(Dataset entries)
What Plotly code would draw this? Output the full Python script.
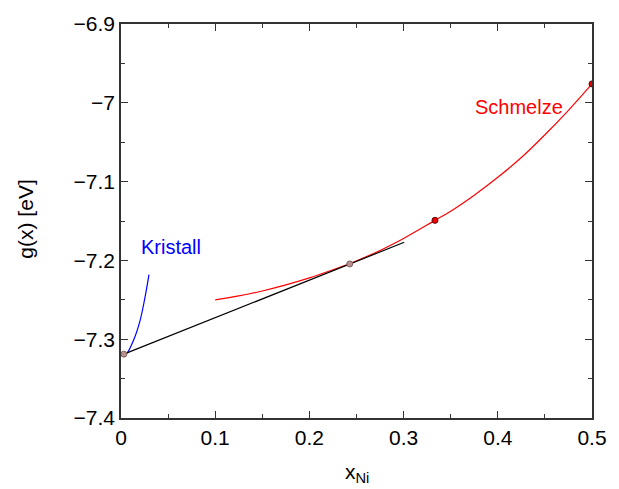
import plotly.graph_objects as go

# Data
schmelze_x = [0.10, 0.125, 0.15, 0.175, 0.20, 0.225, 0.243, 0.275, 0.30, 0.3333, 0.35, 0.375, 0.40, 0.425, 0.45, 0.475, 0.50]
schmelze_y = [-7.250, -7.2451, -7.2388, -7.2311, -7.2222, -7.2119, -7.2040, -7.1874, -7.1722, -7.1492,
              -7.1375, -7.1172, -7.0945, -7.0695, -7.0405, -7.0095, -6.976]

kristall_x = [0.004, 0.0062, 0.0131, 0.0201, 0.0253, 0.0297]
kristall_y = [-7.318, -7.3177, -7.302, -7.277, -7.248, -7.218]

tangent_x = [0.003, 0.3007]
tangent_y = [-7.319, -7.177]

tangent_pts_x = [0.003, 0.2428]
tangent_pts_y = [-7.319, -7.2045]

melt_pts_x = [0.3333, 0.50]
melt_pts_y = [-7.1492, -6.976]

FONT = "Liberation Sans"

fig = go.Figure()
fig.add_trace(go.Scatter(x=schmelze_x, y=schmelze_y, mode="lines",
                         line=dict(color="#ff0000", width=1.2, shape="spline"), showlegend=False))
fig.add_trace(go.Scatter(x=kristall_x, y=kristall_y, mode="lines",
                         line=dict(color="#0000ff", width=1.2, shape="spline"), showlegend=False))
fig.add_trace(go.Scatter(x=tangent_x, y=tangent_y, mode="lines",
                         line=dict(color="#000000", width=1.2), showlegend=False))
fig.add_trace(go.Scatter(x=tangent_pts_x, y=tangent_pts_y, mode="markers",
                         marker=dict(color="#b89090", size=6, line=dict(color="#806060", width=1)),
                         showlegend=False))
fig.add_trace(go.Scatter(x=melt_pts_x, y=melt_pts_y, mode="markers",
                         marker=dict(color="#ee0000", size=6, line=dict(color="#600000", width=1)),
                         showlegend=False))

fig.add_annotation(x=0.053, y=-7.1828, text="Kristall", showarrow=False,
                   font=dict(color="#0000ff", size=20, family=FONT))
fig.add_annotation(x=0.422, y=-7.0053, text="Schmelze", showarrow=False,
                   font=dict(color="#ff0000", size=20, family=FONT))

# axis titles
fig.add_annotation(xref="paper", yref="paper", x=-0.2017, y=0.506, text="g(x) [eV]",
                   textangle=-90, showarrow=False, xanchor="center", yanchor="middle",
                   font=dict(size=21, family=FONT, color="#000000"))
fig.add_annotation(xref="paper", yref="paper", x=0.5, y=-0.1003, text="x<sub>Ni</sub>",
                   showarrow=False, xanchor="center", yanchor="top",
                   font=dict(size=21, family=FONT, color="#000000"))

axis_common = dict(showline=True, linecolor="#333333", linewidth=1.5, mirror="allticks",
                   ticks="inside", ticklen=7, tickwidth=1.2, tickcolor="#333333",
                   showgrid=False, zeroline=False,
                   tickfont=dict(size=21, family=FONT, color="#000000"))

fig.update_xaxes(range=[0, 0.5], dtick=0.1, tick0=0,
                 minor=dict(ticks="inside", dtick=0.05, ticklen=4, tickcolor="#333333", tickwidth=1),
                 **axis_common)
fig.update_yaxes(range=[-7.4, -6.9], dtick=0.1, tick0=-7.4,
                 minor=dict(ticks="inside", dtick=0.05, ticklen=4, tickcolor="#333333", tickwidth=1),
                 **axis_common)

fig.update_layout(width=619, height=489, margin=dict(l=121, r=17, t=19, b=71),
                  plot_bgcolor="white", paper_bgcolor="white")

fig.write_html("out.html")
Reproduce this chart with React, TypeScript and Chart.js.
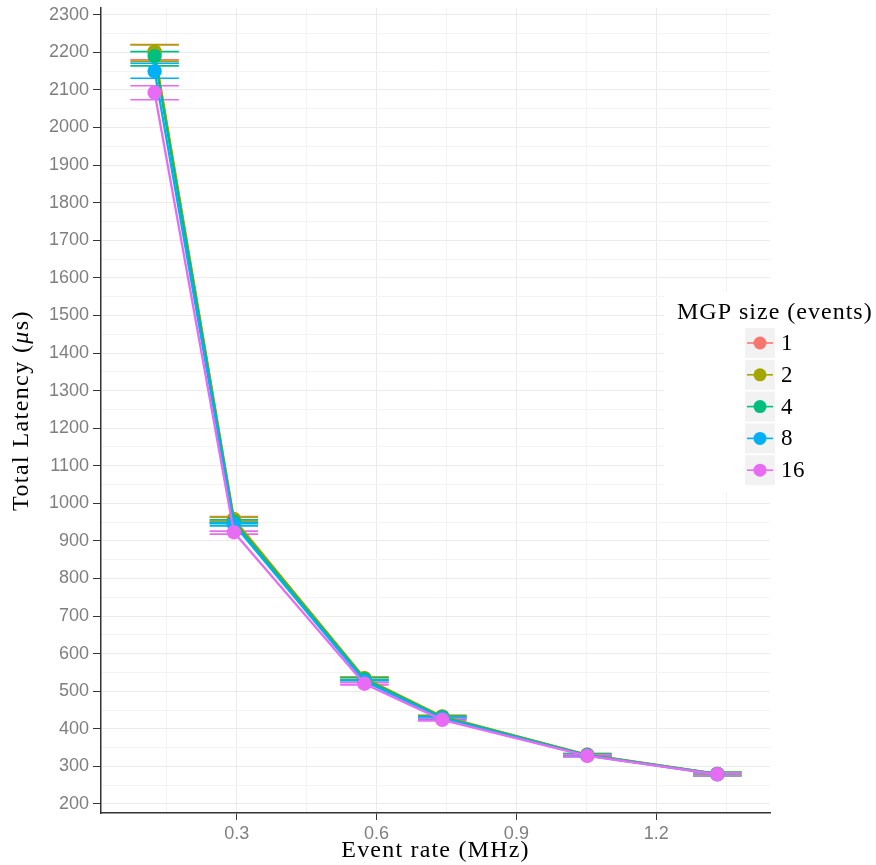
import React, { useEffect, useRef } from "react";
import { Chart, registerables } from "chart.js";

Chart.register(...registerables);

const seriesNames = ["1", "2", "4", "8", "16"];
const seriesColors = ["#F8766D", "#A3A500", "#00BF7D", "#00B0F6", "#E76BF3"];
const rates = [0.124, 0.294, 0.574, 0.741, 1.052, 1.331];

const s1 = [2200, 958, 534, 432, 331, 280];
const s2 = [2202, 958, 535, 433, 331, 280];
const s3 = [2190, 951, 532, 431, 330, 280];
const s4 = [2150, 944, 527, 428, 329, 279];
const s5 = [2093, 923, 520, 424, 328, 279];

const lo1 = [2180, 952, 530, 429, 328, 276];
const hi1 = [2220, 965, 538, 435, 334, 284];
const lo2 = [2176, 950, 531, 430, 328, 276];
const hi2 = [2221, 963, 538, 436, 334, 284];
const lo3 = [2164, 946, 529, 428, 327, 276];
const hi3 = [2202, 956, 536, 434, 333, 284];
const lo4 = [2131, 940, 524, 425, 326, 275];
const hi4 = [2171, 948, 530, 431, 332, 283];
const lo5 = [2074, 918, 517, 421, 325, 275];
const hi5 = [2111, 926, 523, 427, 331, 283];

const xTicks = [0.15, 0.3, 0.45, 0.6, 0.75, 0.9, 1.05, 1.2, 1.35];
const yTicks: number[] = [];
for (let v = 200; v <= 2300; v += 50) yTicks.push(v);

const allValues = [s1, s2, s3, s4, s5];
const allLo = [lo1, lo2, lo3, lo4, lo5];
const allHi = [hi1, hi2, hi3, hi4, hi5];

const legendTitle = "MGP size (events)";
const xTitle = "Event rate (MHz)";
const yTitleParts: [string, boolean][] = [
  ["Total Latency (", false],
  ["μ", true],
  ["s)", false],
];
const serifFamily = "'Liberation Serif', 'DejaVu Serif', serif";
const sans = "'Liberation Sans', Arial, sans-serif";

function drawParts(ctx: any, parts: [string, boolean][], cx: number, cy: number, size: number, spacing: string) {
  ctx.letterSpacing = spacing;
  const fonts = parts.map(([, it]) => `${it ? "italic " : ""}${size}px ${serifFamily}`);
  let total = 0;
  const widths = parts.map(([t], i) => {
    ctx.font = fonts[i];
    const w = ctx.measureText(t).width;
    total += w;
    return w;
  });
  let x = cx - total / 2;
  ctx.textAlign = "left";
  ctx.textBaseline = "middle";
  parts.forEach(([t], i) => {
    ctx.font = fonts[i];
    ctx.fillText(t, x, cy);
    x += widths[i];
  });
}

export default function App() {
  const ref = useRef<HTMLCanvasElement | null>(null);
  useEffect(() => {
    if (!ref.current) return;
    const errorBars = {
      id: "errorBars",
      beforeDatasetsDraw(chart: any) {
        const ctx = chart.ctx;
        const xs = chart.scales.x;
        const ys = chart.scales.y;
        ctx.save();
        ctx.lineWidth = 1.6;
        allValues.forEach((_, i) => {
          ctx.strokeStyle = seriesColors[i];
          rates.forEach((r, j) => {
            const x = xs.getPixelForValue(r);
            const half = xs.getPixelForValue(r + 0.052) - x;
            const yl = ys.getPixelForValue(allLo[i][j]);
            const yh = ys.getPixelForValue(allHi[i][j]);
            ctx.beginPath();
            ctx.moveTo(x, yl);
            ctx.lineTo(x, yh);
            ctx.moveTo(x - half, yl);
            ctx.lineTo(x + half, yl);
            ctx.moveTo(x - half, yh);
            ctx.lineTo(x + half, yh);
            ctx.stroke();
          });
        });
        ctx.restore();
      },
    };
    const overlay = {
      id: "overlay",
      afterDraw(chart: any) {
        const ctx = chart.ctx;
        const area = chart.chartArea;
        ctx.save();
        ctx.fillStyle = "#000000";
        // axis titles
        drawParts(ctx, [[xTitle, false]], (area.left + area.right) / 2, 851, 24, "1.2px");
        ctx.save();
        ctx.translate(22, (area.top + area.bottom) / 2);
        ctx.rotate(-Math.PI / 2);
        drawParts(ctx, yTitleParts, 0, 0, 24, "1.4px");
        ctx.restore();
        // legend
        ctx.fillStyle = "#ffffff";
        ctx.fillRect(664, 292, 212, 200);
        ctx.fillStyle = "#000000";
        ctx.letterSpacing = "1px";
        ctx.font = `24px ${serifFamily}`;
        ctx.textBaseline = "middle";
        ctx.textAlign = "left";
        ctx.fillText(legendTitle, 677, 313);
        ctx.letterSpacing = "0.5px";
        seriesNames.forEach((name, i) => {
          const top = 328 + i * 31.8;
          const cy = top + 15;
          ctx.fillStyle = "#f2f2f2";
          ctx.fillRect(745, top, 30, 30);
          ctx.strokeStyle = seriesColors[i];
          ctx.lineWidth = 1.6;
          ctx.beginPath();
          ctx.moveTo(747, cy);
          ctx.lineTo(773, cy);
          ctx.stroke();
          ctx.fillStyle = seriesColors[i];
          ctx.beginPath();
          ctx.arc(760, cy, 6.5, 0, Math.PI * 2);
          ctx.fill();
          ctx.fillStyle = "#000000";
          ctx.font = `23px ${serifFamily}`;
          ctx.fillText(name, 781, cy + 1);
        });
        ctx.restore();
      },
    };
    const chart = new Chart(ref.current, {
      type: "line",
      data: {
        datasets: allValues.map((vals, i) => ({
          label: seriesNames[i],
          data: vals.map((v, j) => ({ x: rates[j], y: v })),
          borderColor: seriesColors[i],
          backgroundColor: seriesColors[i],
          borderWidth: 2.3,
          pointRadius: 7.2,
          pointBorderWidth: 0,
          pointBackgroundColor: seriesColors[i],
          order: 4 - i,
          tension: 0,
        })),
      },
      options: {
        animation: false,
        responsive: false,
        layout: { padding: { left: 0, top: 8, right: 106, bottom: 0 } },
        plugins: { legend: { display: false }, tooltip: { enabled: false } },
        scales: {
          x: {
            type: "linear",
            min: 0.009,
            max: 1.444,
            afterBuildTicks: (s: any) => {
              s.ticks = xTicks.map((v) => ({ value: v }));
            },
            afterFit: (s: any) => {
              s.height = 52;
              s.paddingLeft = 0;
              s.paddingRight = 0;
            },
            ticks: {
              autoSkip: false,
              maxRotation: 0,
              padding: 3,
              color: "#7f7f7f",
              font: { family: sans, size: 18 },
              callback: (v: any) => (Math.round(Number(v) * 100) % 30 === 0 ? Number(v).toFixed(1) : ""),
            },
            grid: {
              color: (c: any) => (c.tick && Math.round(c.tick.value * 100) % 30 === 0 ? "#ebebeb" : "#f3f3f3"),
              tickColor: (c: any) => (c.tick && Math.round(c.tick.value * 100) % 30 === 0 ? "#333333" : "rgba(0,0,0,0)"),
              tickLength: 7,
              lineWidth: 1,
            },
            border: { display: true, color: "#333333", width: 1.5 },
            title: { display: false },
          },
          y: {
            type: "linear",
            min: 176,
            max: 2318,
            afterBuildTicks: (s: any) => {
              s.ticks = yTicks.map((v) => ({ value: v }));
            },
            afterFit: (s: any) => {
              s.width = 101;
              s.paddingTop = 0;
              s.paddingBottom = 0;
            },
            ticks: {
              autoSkip: false,
              padding: 4,
              color: "#7f7f7f",
              font: { family: sans, size: 18 },
              callback: (v: any) => (Number(v) % 100 === 0 ? String(v) : ""),
            },
            grid: {
              color: (c: any) => (c.tick && c.tick.value % 100 === 0 ? "#ebebeb" : "#f3f3f3"),
              tickColor: (c: any) => (c.tick && c.tick.value % 100 === 0 ? "#333333" : "rgba(0,0,0,0)"),
              tickLength: 8,
              lineWidth: 1,
            },
            border: { display: true, color: "#333333", width: 1.5 },
            title: { display: false },
          },
        },
      },
      plugins: [errorBars, overlay],
    } as any);
    return () => chart.destroy();
  }, []);
  return (
    <div style={{ position: "absolute", left: 0, top: 0, width: 876, height: 865, background: "#fff" }}>
      <canvas ref={ref} width={876} height={865} style={{ width: 876, height: 865, display: "block" }} />
    </div>
  );
}
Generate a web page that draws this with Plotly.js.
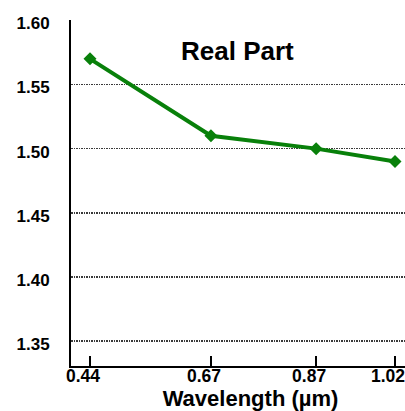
<!DOCTYPE html>
<html>
<head>
<meta charset="utf-8">
<script src="https://cdn.plot.ly/plotly-3.0.1.min.js"></script>
<style>
html,body{margin:0;padding:0;overflow:hidden;background:#fff;width:405px;height:411px;}
#chart{width:430px;height:411px;}
</style>
</head>
<body>
<div id="chart"></div>
<script>
var wavelengths = [0.44, 0.67, 0.87, 1.02];
var xTickLabels = ['0.44', '0.67', '0.87', '1.02'];
var realPart = [1.57, 1.51, 1.50, 1.49];
var yTickVals = [1.35, 1.40, 1.45, 1.50, 1.55, 1.60];
var yTickLabels = ['1.35', '1.40', '1.45', '1.50', '1.55', '1.60'];

var FONT = 'Liberation Sans, Arial, Helvetica, sans-serif';

var trace = {
  x: wavelengths,
  y: realPart,
  type: 'scatter',
  mode: 'lines+markers',
  line: {color: '#08800a', width: 4},
  marker: {symbol: 'diamond', size: 10, color: '#08800a'},
  hoverinfo: 'none',
  cliponaxis: false
};

var layout = {
  width: 430,
  height: 411,
  margin: {l: 71, r: 0, t: 20, b: 45, pad: 0},
  paper_bgcolor: '#ffffff',
  plot_bgcolor: '#ffffff',
  showlegend: false,
  font: {family: FONT, color: '#000', size: 17, weight: 'bold'},
  xaxis: {
    range: [0.4039, 1.0865],
    tickvals: wavelengths,
    ticktext: xTickLabels,
    ticks: 'inside',
    ticklen: 10,
    tickwidth: 2,
    tickcolor: '#000',
    showgrid: false,
    zeroline: false,
    showline: true,
    linecolor: '#000',
    linewidth: 2,
    ticklabelshift: -7,
    ticklabelstandoff: -7,
    tickfont: {family: FONT, size: 17.5, color: '#000', weight: 'bold'},
    title: {text: 'Wavelength (µm)', font: {family: FONT, size: 22, color: '#000', weight: 'bold'}, standoff: 0},
    automargin: false,
    fixedrange: true
  },
  yaxis: {
    range: [1.3305, 1.6003],
    tickvals: yTickVals,
    ticktext: yTickLabels,
    ticks: '',
    showgrid: true,
    gridcolor: '#3a3a3a',
    gridwidth: 1.6,
    griddash: '1.5px,1px',
    zeroline: false,
    showline: true,
    linecolor: '#000',
    linewidth: 2,
    ticklabelshift: 3,
    ticklabelstandoff: 16,
    tickfont: {family: FONT, size: 17, color: '#000', weight: 'bold'},
    automargin: false,
    fixedrange: true
  },
  annotations: [{
    text: 'Real Part',
    xref: 'paper', yref: 'paper',
    x: 0.465, y: 0.91,
    xanchor: 'center', yanchor: 'middle',
    showarrow: false,
    font: {family: FONT, size: 26, color: '#000', weight: 'bold'}
  }]
};

Plotly.newPlot('chart', [trace], layout, {displayModeBar: false, staticPlot: true});
</script>
</body>
</html>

-- SET EXERCISE --
The lines you need run from the one containing "Reproduce this chart" down to the one containing "const s5 = [2093, 923, 520, 424, 328, 279];"; print them exactly, both ends included, and leave out pictures.

-- EXERCISE ANSWER --
Reproduce this chart with React, TypeScript and Chart.js.
import React, { useEffect, useRef } from "react";
import { Chart, registerables } from "chart.js";

Chart.register(...registerables);

const seriesNames = ["1", "2", "4", "8", "16"];
const seriesColors = ["#F8766D", "#A3A500", "#00BF7D", "#00B0F6", "#E76BF3"];
const rates = [0.124, 0.294, 0.574, 0.741, 1.052, 1.331];

const s1 = [2200, 958, 534, 432, 331, 280];
const s2 = [2202, 958, 535, 433, 331, 280];
const s3 = [2190, 951, 532, 431, 330, 280];
const s4 = [2150, 944, 527, 428, 329, 279];
const s5 = [2093, 923, 520, 424, 328, 279];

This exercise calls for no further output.